En el Capítulo 9, verso 22, Krishna promete su protección a quienes se entregan a él con devoción:
«A aquellos que siempre están absortos en mí, que me adoran con devoción exclusiva, yo les proveo lo que les falta y preservo lo que tienen». Imposible no recordar aquí el pasaje de Mateo en que Jesús enseña: «Por lo tanto, buscad primeramente el reino de los cielos y el hacer lo que es justo delante de Dios, y todas esas cosas se os darán por añadidura» (Mt. 6,33).
Krishna es el Ser de todos los seres:Yo soy el Ser, oh Gudakesha, que reside en el corazón de todos los seres; yo soy el principio, el medio y el fin de todos los seres» (Capítulo 10, Verso 20).
En Génesis 2,7 dice: «Entonces Dios formó al hombre del polvo de la tierra, y sopló en su nariz aliento de vida, y fue el hombre un ser viviente». O sea, para la tradición cristiana, el ser humano tiene vida, tiene conciencia, por recibir el «aliento de vida» de Dios, una chispa de Dios en su interior le da la vida, hechos a imagen y semejanza de Dios. De ahí Jesús pueda decir en Juan 10,34 «Respondióles Jesús: ¿No está escrito en vuestra ley: Yo dije, Dioses sois?». Si somos hechos a imagen y semejanza de nuestro Padre, compartimos su dignidad divina.
Que el ser humano tenga dignidad divina ha significado una transformación radical en la historia de la Humanidad. Bajo este concepto, la esclavitud de la Antigüedad pagana fue gradualmente desapareciendo de la faz de la tierra. Con este nuevo criterio, ya nunca más un ser humano debía ser comprado y vendido como una cosa, tal y como permitía el derecho romano. Nunca más un ser humano podría pisotear y destruir a otro como si fuera un mero objeto. El ser humano pasó a gozar de dignidad divina, por lo que merece ser tratado siempre con el mayor de los respetos.

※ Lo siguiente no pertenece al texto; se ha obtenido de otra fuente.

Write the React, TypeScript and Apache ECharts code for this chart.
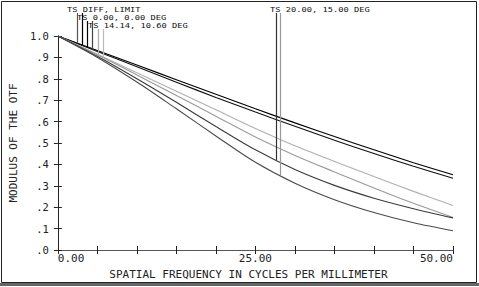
import React, { useEffect, useRef } from "react";
import * as echarts from "echarts";

const freq = [0, 5, 10, 15, 20, 25, 30, 35, 40, 45, 50];
const diffLimit = [1, 0.932, 0.864, 0.796, 0.728, 0.66, 0.594, 0.53, 0.468, 0.408, 0.352];
const onAxis = [1, 0.928, 0.856, 0.784, 0.713, 0.645, 0.578, 0.513, 0.451, 0.391, 0.335];
const midT = [1, 0.915, 0.828, 0.742, 0.655, 0.568, 0.487, 0.414, 0.343, 0.274, 0.208];
const midS = [1, 0.912, 0.818, 0.722, 0.625, 0.528, 0.442, 0.365, 0.29, 0.218, 0.152];
const edgeT = [1, 0.905, 0.8, 0.69, 0.577, 0.468, 0.376, 0.302, 0.242, 0.193, 0.15];
const edgeS = [1, 0.9, 0.785, 0.66, 0.533, 0.41, 0.312, 0.235, 0.175, 0.127, 0.09];

const curves = [diffLimit, onAxis, midT, midS, edgeT, edgeS];
const curveColors = ["#000000", "#111111", "#b0b0b0", "#9a9a9a", "#3a3a3a", "#4a4a4a"];

const legendLabels = ["TS DIFF, LIMIT", "TS 0.00, 0.00 DEG", "TS 14.14, 10.60 DEG", "TS 20.00, 15.00 DEG"];
const leaderNu = [2.48, 3.09, 3.71, 4.33, 5.07, 5.69, 27.6, 28.1];
const leaderCurve = [0, 0, 1, 1, 2, 3, 4, 5];
const leaderColors = ["#555555", "#000000", "#000000", "#444444", "#aaaaaa", "#bbbbbb", "#333333", "#999999"];
const leaderTop = [13, 13, 21, 21, 29, 29, 13, 13];

const xTickLabels = ["0.00", "25.00", "50.00"];

function valueAt(curve: number[], nu: number) {
  for (let i = 0; i < freq.length - 1; i++) {
    if (nu >= freq[i] && nu <= freq[i + 1]) {
      const t = (nu - freq[i]) / (freq[i + 1] - freq[i]);
      return curve[i] + t * (curve[i + 1] - curve[i]);
    }
  }
  return curve[curve.length - 1];
}

const MONO = "'DejaVu Sans Mono', monospace";

export default function App() {
  const ref = useRef<HTMLDivElement>(null);
  useEffect(() => {
    const chart = echarts.init(ref.current!, undefined, { renderer: "svg" });
    const axisColor = "#222";
    const tick = { show: true, inside: true, length: 4, lineStyle: { color: axisColor, width: 1 } };
    const lineSeries = curves.map((c, i) => ({
      type: "line",
      data: freq.map((f, j) => [f, c[j]]),
      showSymbol: false,
      smooth: 0.3,
      lineStyle: { color: curveColors[i], width: 1.1 },
      z: 3,
    }));
    const leaderData = leaderNu.map((nu, i) => [nu, valueAt(curves[leaderCurve[i]], nu), leaderTop[i], i]);
    const labelText = (x: number, y: number, text: string) => ({
      type: "text",
      x,
      y,
      scaleX: 1.12,
      style: { text, font: `7.8px ${MONO}`, fill: "#111", verticalAlign: "top" },
    });
    const option: any = {
      animation: false,
      backgroundColor: "#ffffff",
      grid: { left: 49, top: 36, width: 404, height: 214, containLabel: false },
      xAxis: [
        {
          type: "value",
          min: 0,
          max: 50,
          interval: 5,
          position: "bottom",
          axisLine: { show: true, lineStyle: { color: axisColor, width: 1 } },
          axisTick: tick,
          splitLine: { show: false },
          axisLabel: {
            margin: 3,
            fontFamily: MONO,
            fontSize: 11,
            color: "#222",
            alignMinLabel: "left",
            alignMaxLabel: "right",
            formatter: (v: number) => (v === 0 ? xTickLabels[0] : v === 25 ? xTickLabels[1] : v === 50 ? xTickLabels[2] : ""),
          },
          name: "SPATIAL FREQUENCY IN CYCLES PER MILLIMETER",
          nameLocation: "middle",
          nameGap: 12,
          nameTextStyle: { fontFamily: MONO, fontSize: 11, color: "#222", padding: [0, 14, 0, 0] },
        },
        {
          type: "value",
          min: 0,
          max: 50,
          interval: 5,
          position: "top",
          axisLine: { show: true, lineStyle: { color: "#555", width: 1 } },
          axisTick: tick,
          splitLine: { show: false },
          axisLabel: { show: false },
        },
      ],
      yAxis: [
        {
          type: "value",
          min: 0,
          max: 1,
          interval: 0.1,
          position: "left",
          axisLine: { show: true, lineStyle: { color: axisColor, width: 1 } },
          axisTick: tick,
          splitLine: { show: false },
          axisLabel: {
            margin: 9,
            fontFamily: MONO,
            fontSize: 10.5,
            color: "#222",
            formatter: (v: number) => (v >= 0.999 ? "1.0" : "." + Math.round(v * 10)),
          },
          name: "MODULUS OF THE OTF",
          nameLocation: "middle",
          nameGap: 31,
          nameRotate: 90,
          nameTextStyle: { fontFamily: MONO, fontSize: 11, color: "#222" },
        },
        {
          type: "value",
          min: 0,
          max: 1,
          interval: 0.1,
          position: "right",
          axisLine: { show: true, lineStyle: { color: axisColor, width: 1 } },
          axisTick: tick,
          splitLine: { show: false },
          axisLabel: { show: false },
        },
      ],
      series: [
        ...lineSeries,
        {
          type: "custom",
          data: leaderData,
          clip: false,
          z: 4,
          renderItem: (params: any, api: any) => {
            const p = api.coord([api.value(0), api.value(1)]);
            const top = api.value(2);
            const idx = api.value(3);
            return {
              type: "line",
              shape: { x1: Math.round(p[0]) + 0.5, y1: top, x2: Math.round(p[0]) + 0.5, y2: p[1] },
              style: { stroke: leaderColors[idx], lineWidth: 1.2 },
            };
          },
        },
      ],
      graphic: [
        { type: "rect", shape: { x: 1.5, y: 1.5, width: 475, height: 281 }, style: { fill: "none", stroke: "#222", lineWidth: 1 }, silent: true },
        { type: "rect", shape: { x: 0, y: 283, width: 479, height: 3 }, style: { fill: "#666" }, silent: true },
        labelText(67, 5, legendLabels[0]),
        labelText(77, 13, legendLabels[1]),
        labelText(88, 21, legendLabels[2]),
        labelText(270, 5, legendLabels[3]),
      ],
    };
    chart.setOption(option);
    return () => chart.dispose();
  }, []);
  return (
    <div
      ref={ref}
      style={{ position: "fixed", left: 0, top: 0, width: 479, height: 287, background: "#fff" }}
    />
  );
}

Por último, en el Capítulo 4, verso 35, Krishna habla sobre el conocimiento que revela la unidad subyacente: «Cuando hayas alcanzado el conocimiento y la Iluminación, entonces verás que todos los seres están en mí, y que todos son míos».
De manera similar, Cristo, en el Evangelio de Juan, pide a su Padre que sus seguidores sean uno con Dios: «No oro solamente por estos, sino también por aquellos que, por su palabra, creerán en mí, para que todos sean uno; como tú, Padre, estás en mí, y yo en ti, que también ellos sean uno en nosotros, para que el mundo crea que tú me has enviado. Yo les he dado la gloria que me diste, para que sean uno, así como nosotros somos uno: yo en ellos y tú en mí, para que sean perfeccionados en la unidad, y así el mundo reconozca que tú me enviaste y que los has amado a ellos tal como me has amado a mí» (Jn. 17,21-23).